Mit Stop-Loss-Orders legen Anleger nämlich eine Kursmarke fest, bei deren Erreichen die Differenzkontrakte nur zum nächsten handelbaren Kurs verkauft werden. Um sich vor Crash oder Overnight-Gaps abzusichern, bieten manche Broker daher bei bestimmten Basiswerten gegen Gebühr garantierte Stop-Loss-Orders an. Diese Aufträge werden bei exakt der vorgegebenen gewünschten Kursmarke ausgeführt - egal wie heftig die Märkte schwanken.
Alles auf einem Konto
Ein großer Vorteil des CFD-Tradings ist, dass dieses eine umfangreiche Auswahl an handelbaren Werten auf der ganzen Welt eröffnet - aus einem einzelnen CFD-Handelskonto heraus.
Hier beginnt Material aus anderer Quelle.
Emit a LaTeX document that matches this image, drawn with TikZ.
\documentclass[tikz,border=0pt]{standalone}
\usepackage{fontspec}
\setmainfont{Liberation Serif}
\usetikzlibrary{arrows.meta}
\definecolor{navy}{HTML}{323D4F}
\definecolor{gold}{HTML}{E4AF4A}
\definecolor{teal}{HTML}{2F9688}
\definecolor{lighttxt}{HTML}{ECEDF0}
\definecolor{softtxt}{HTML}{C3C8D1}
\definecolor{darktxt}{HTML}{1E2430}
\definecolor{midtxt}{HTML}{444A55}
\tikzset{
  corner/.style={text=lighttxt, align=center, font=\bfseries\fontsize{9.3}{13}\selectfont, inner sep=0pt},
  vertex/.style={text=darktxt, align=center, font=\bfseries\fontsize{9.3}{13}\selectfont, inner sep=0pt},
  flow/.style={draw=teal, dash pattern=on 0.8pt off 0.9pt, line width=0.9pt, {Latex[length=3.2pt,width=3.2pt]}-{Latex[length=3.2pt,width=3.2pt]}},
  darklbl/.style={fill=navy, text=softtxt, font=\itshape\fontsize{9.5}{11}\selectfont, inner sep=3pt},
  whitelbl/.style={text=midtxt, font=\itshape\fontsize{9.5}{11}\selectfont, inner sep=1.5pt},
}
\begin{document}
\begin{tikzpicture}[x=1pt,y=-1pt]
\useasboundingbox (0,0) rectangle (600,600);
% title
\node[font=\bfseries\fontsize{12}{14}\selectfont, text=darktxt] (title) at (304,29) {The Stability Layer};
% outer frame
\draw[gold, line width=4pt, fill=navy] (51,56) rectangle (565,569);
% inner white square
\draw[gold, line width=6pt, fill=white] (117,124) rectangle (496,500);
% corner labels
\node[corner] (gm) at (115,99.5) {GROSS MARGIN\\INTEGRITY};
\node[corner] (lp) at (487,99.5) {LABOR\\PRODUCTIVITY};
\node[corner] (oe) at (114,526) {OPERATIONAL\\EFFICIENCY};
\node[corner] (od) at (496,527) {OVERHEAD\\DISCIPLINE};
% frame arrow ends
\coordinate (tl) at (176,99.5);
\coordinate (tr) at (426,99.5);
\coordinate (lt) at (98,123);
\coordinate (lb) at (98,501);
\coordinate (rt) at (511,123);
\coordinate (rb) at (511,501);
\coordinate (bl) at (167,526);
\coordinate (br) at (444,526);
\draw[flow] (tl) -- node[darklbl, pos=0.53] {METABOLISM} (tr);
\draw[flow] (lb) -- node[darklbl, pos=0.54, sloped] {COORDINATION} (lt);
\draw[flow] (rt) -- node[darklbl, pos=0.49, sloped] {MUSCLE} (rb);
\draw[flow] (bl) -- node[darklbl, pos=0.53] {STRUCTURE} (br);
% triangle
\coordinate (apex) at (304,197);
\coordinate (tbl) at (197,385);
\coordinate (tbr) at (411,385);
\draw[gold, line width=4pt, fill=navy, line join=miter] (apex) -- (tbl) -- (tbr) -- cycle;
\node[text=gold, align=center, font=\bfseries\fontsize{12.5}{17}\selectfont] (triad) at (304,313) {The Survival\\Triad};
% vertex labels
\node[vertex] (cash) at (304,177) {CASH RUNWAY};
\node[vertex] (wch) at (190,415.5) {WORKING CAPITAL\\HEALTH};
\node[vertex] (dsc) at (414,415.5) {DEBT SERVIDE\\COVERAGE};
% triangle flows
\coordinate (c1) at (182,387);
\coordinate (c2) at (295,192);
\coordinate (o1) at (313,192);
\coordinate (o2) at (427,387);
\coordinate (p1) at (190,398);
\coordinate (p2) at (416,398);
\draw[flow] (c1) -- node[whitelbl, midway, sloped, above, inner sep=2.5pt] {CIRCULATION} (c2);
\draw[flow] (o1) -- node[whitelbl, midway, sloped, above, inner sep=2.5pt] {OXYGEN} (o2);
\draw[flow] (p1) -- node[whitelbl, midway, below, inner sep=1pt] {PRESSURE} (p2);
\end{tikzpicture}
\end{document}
Sonst sind dazu meist mehrere Konten bei verschiedenen Finanzinstituten oder Onlinebanken notwendig, da diese im Regelfall ein begrenztes Angebot haben. Zudem kann mit CFDs zum Teil abends und am Wochenende getraded werden. Dann fallen aber neben dem Spread noch zusätzliche Finanzierungskosten an. Auch auf nicht gängige Basiswerte wie zum Beispiel die brasilianische Währung Real oder den koreanischen Won, zu denen deutsche Privatanleger sonst nirgendwo Zugang haben, kann gesetzt werden.
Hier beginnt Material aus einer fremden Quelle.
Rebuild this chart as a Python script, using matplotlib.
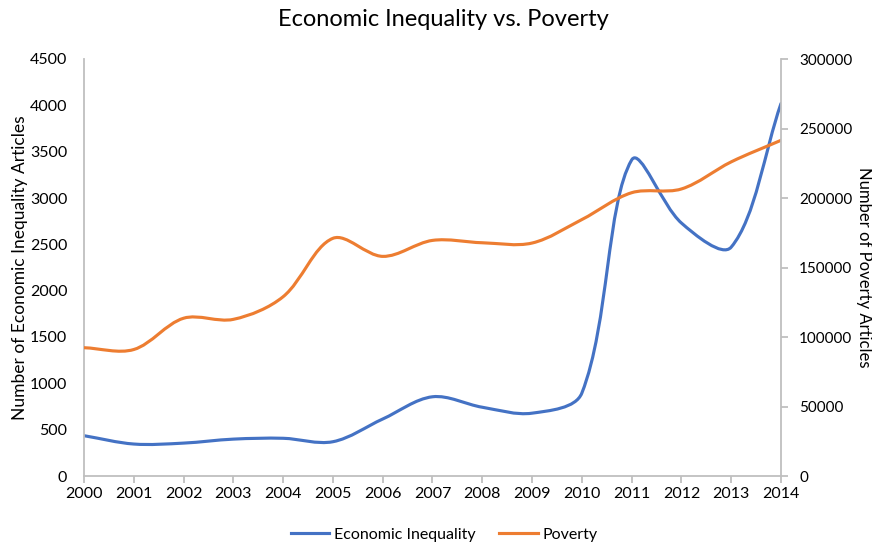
import matplotlib
matplotlib.use("Agg")
import matplotlib.pyplot as plt
from matplotlib.path import Path
from matplotlib.patches import PathPatch
from matplotlib.lines import Line2D
import numpy as np

plt.rcParams['font.family'] = ['Lato', 'DejaVu Sans']

years = [2000, 2001, 2002, 2003, 2004, 2005, 2006, 2007, 2008, 2009, 2010, 2011, 2012, 2013, 2014]
inequality = [435, 345, 355, 398, 407, 370, 615, 855, 742, 678, 895, 3410, 2730, 2470, 4020]
poverty = [92300, 91000, 113500, 112700, 129000, 171000, 158000, 169500, 167800, 167600, 184500, 203800, 206500, 226000, 241500]

left_ticks = [0, 500, 1000, 1500, 2000, 2500, 3000, 3500, 4000, 4500]
right_ticks = [0, 50000, 100000, 150000, 200000, 250000, 300000]

BLUE = '#4472C4'
ORANGE = '#ED7D31'
GRAY = '#BFBFBF'
TXT = '#000000'


def smooth_path(a, xs, ys):
    """Excel-like smoothed line: cubic Bezier segments, tangents weighted by
    neighbouring segment lengths in display space."""
    pts = a.transData.transform(np.column_stack([xs, ys]).astype(float))
    n = len(pts)
    verts = [pts[0]]
    codes = [Path.MOVETO]

    def ctrl(i):
        p0 = pts[max(i - 1, 0)]
        p1 = pts[i]
        p2 = pts[min(i + 1, n - 1)]
        d01 = np.hypot(*(p1 - p0))
        d12 = np.hypot(*(p2 - p1))
        tot = d01 + d12
        if tot == 0:
            return p1, p1
        tan = p2 - p0
        before = p1 - tan * (d01 / tot) / 3.0
        after = p1 + tan * (d12 / tot) / 3.0
        return before, after

    for i in range(n - 1):
        _, c1 = ctrl(i)
        c2, _ = ctrl(i + 1)
        verts += [c1, c2, pts[i + 1]]
        codes += [Path.CURVE4] * 3
    verts = a.transData.inverted().transform(np.array(verts))
    return Path(verts, codes)


fig = plt.figure(figsize=(8.72, 5.44), dpi=100)
ax = fig.add_axes([84 / 872, 1 - 476 / 544, (781 - 84) / 872, (476 - 59) / 544])
ax2 = ax.twinx()

ax.set_xlim(2000, 2014)
ax.set_ylim(0, 4500)
ax2.set_ylim(0, 300000)

ax.add_patch(PathPatch(smooth_path(ax, years, inequality), facecolor='none',
                       edgecolor=BLUE, lw=2.25, capstyle='round', joinstyle='round'))
ax2.add_patch(PathPatch(smooth_path(ax2, years, poverty), facecolor='none',
                        edgecolor=ORANGE, lw=2.25, capstyle='round', joinstyle='round'))

ax.set_xticks(years)
ax.set_xticklabels([str(y) for y in years])
ax.set_yticks(left_ticks)
ax.set_yticklabels([str(v) for v in left_ticks])
ax2.set_yticks(right_ticks)
ax2.set_yticklabels([str(v) for v in right_ticks])

for a in (ax, ax2):
    a.spines['top'].set_visible(False)
    for s in ('left', 'right', 'bottom'):
        a.spines[s].set_color(GRAY)
        a.spines[s].set_linewidth(1.3)
    a.tick_params(labelsize=11.5, colors=TXT)

ax.spines['right'].set_visible(False)
ax2.spines['left'].set_visible(False)
ax2.spines['bottom'].set_visible(False)
ax.tick_params(axis='y', length=0, pad=12)
ax.tick_params(axis='x', length=5, width=1.3, color=GRAY, pad=3)
ax2.tick_params(axis='y', length=5, width=1.3, color=GRAY, pad=8, labelsize=11)

ax.set_ylabel('Number of Economic Inequality Articles', fontsize=12.5)
ax.yaxis.set_label_coords((28 - 84) / 697, 0.5)
fig.text(864 / 872, 1 - 267 / 544, 'Number of Poverty Articles',
         rotation=-90, ha='center', va='center', fontsize=12)

fig.text(443 / 872, 1 - 20 / 544, 'Economic Inequality vs. Poverty', ha='center', va='center', fontsize=17)

handles = [Line2D([], [], color=BLUE, lw=2.25), Line2D([], [], color=ORANGE, lw=2.25)]
fig.legend(handles, ['Economic Inequality', 'Poverty'], loc='center', bbox_to_anchor=(444 / 872, 1 - 535 / 544),
           ncol=2, frameon=False, fontsize=11.5, handlelength=2.4, columnspacing=1.5, handletextpad=0.3)

fig.savefig('out.png', dpi=100)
Sinnvoll ist die Eröffnung eines Demokontos, bevor Investoren mit realem Geld handeln. Fast jeder Broker bietet so ein Demokonto kostenfrei an. "Damit können Anleger ein Gefühl für das Produkt CFD erlangen und sich ohne Verlustrisiken mit den Marktsegmenten vertraut machen, die sie handeln möchten", rät Bouhmidi.
INVESTOR-INFO
Basiswerte
Indizes werden favorisiert
Das mit CFDs gehandelte Volumen hierzulande fließt vorrangig in Aktienindizes. Es folgen mit weitem Abstand Devisen und Rohstoffe wie Euro/US-Dollar und Gold. Aktien sind kaum gefragt.
Börsenbarometer
Der DAX dominiert
Deutsche CFD-Anleger haben einen sogenannten Home Bias: Sie bevorzugen den deutschen Aktienindex als Basiswert. Ebenfalls stark gefragt ist der Dow Jones. Nasdaq, S & P 500 und Euro Stoxx spielen überraschenderweise so gut wie keine Rolle.
Hebel
Bis zu 30 immer noch möglich
Weniger volatile Währungspaare wie Euro/Dollar und Dollar/Yen dürfen mit dem Faktor 30 gehebelt werden, auch wichtige Indizes wie der DAX immer noch mit Faktor 20. Bei schwankungsanfälligen Werten wie Kryptos und Einzelaktien haben die Aufsichtsbehörden die Hebel dagegen stark begrenzt.